• DATA SUPPLIED:
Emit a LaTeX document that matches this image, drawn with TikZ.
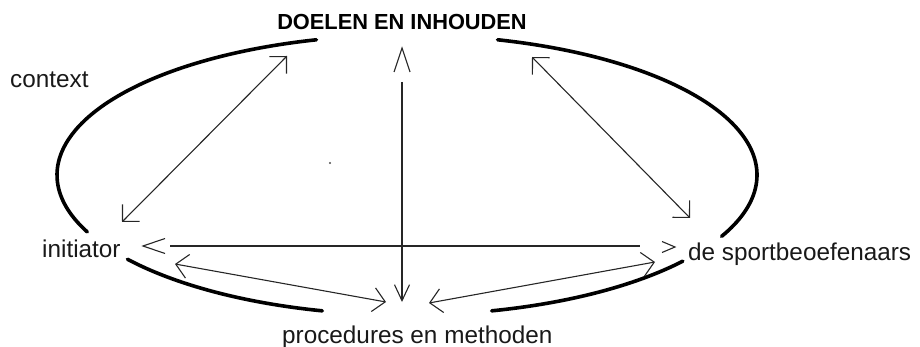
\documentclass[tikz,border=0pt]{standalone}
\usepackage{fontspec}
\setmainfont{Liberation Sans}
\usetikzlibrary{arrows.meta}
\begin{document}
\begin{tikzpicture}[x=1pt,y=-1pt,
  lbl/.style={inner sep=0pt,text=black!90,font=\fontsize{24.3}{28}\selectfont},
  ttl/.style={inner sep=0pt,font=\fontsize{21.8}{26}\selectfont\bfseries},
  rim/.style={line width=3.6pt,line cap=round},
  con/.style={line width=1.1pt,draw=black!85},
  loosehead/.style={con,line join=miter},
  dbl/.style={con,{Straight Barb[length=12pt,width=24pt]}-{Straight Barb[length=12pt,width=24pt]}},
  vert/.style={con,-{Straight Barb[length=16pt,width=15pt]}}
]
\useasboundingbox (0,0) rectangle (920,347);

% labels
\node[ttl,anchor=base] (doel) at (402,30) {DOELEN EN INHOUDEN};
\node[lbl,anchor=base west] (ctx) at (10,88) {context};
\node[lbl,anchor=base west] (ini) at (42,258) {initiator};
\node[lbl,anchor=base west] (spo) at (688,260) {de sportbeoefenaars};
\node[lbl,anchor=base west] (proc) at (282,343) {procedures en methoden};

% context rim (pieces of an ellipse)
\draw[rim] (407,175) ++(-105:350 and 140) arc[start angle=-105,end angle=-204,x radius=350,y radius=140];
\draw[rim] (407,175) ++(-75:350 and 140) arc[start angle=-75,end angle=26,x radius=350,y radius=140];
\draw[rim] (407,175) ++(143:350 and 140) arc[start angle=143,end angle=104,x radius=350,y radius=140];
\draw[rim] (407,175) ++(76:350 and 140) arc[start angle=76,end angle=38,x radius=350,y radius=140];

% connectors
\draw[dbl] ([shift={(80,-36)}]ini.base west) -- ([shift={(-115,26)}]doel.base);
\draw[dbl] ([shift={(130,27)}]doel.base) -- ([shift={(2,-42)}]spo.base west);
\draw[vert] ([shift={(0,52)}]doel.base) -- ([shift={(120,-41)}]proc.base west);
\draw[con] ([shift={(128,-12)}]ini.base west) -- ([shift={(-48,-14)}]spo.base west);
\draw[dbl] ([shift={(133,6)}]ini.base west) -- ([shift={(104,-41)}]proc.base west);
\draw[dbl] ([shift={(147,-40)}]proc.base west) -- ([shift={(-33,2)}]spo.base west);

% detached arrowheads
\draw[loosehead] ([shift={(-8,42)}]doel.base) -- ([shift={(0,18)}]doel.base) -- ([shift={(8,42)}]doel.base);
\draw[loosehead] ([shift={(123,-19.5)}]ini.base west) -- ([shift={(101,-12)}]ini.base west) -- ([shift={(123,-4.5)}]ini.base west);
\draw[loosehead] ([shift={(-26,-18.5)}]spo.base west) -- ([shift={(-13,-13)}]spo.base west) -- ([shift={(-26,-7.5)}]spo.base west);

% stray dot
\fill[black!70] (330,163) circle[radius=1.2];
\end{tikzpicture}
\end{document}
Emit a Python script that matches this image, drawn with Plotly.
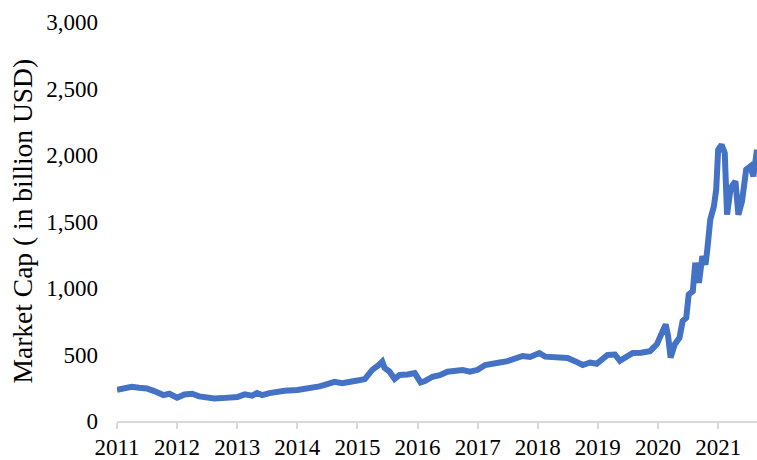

• AIM: Filter for "Emit". Return all lines that hold it.

• WRITTEN REPLY:
Emit a LaTeX document that matches this image, drawn with TikZ.
Emit a Python script that matches this image, drawn with Plotly.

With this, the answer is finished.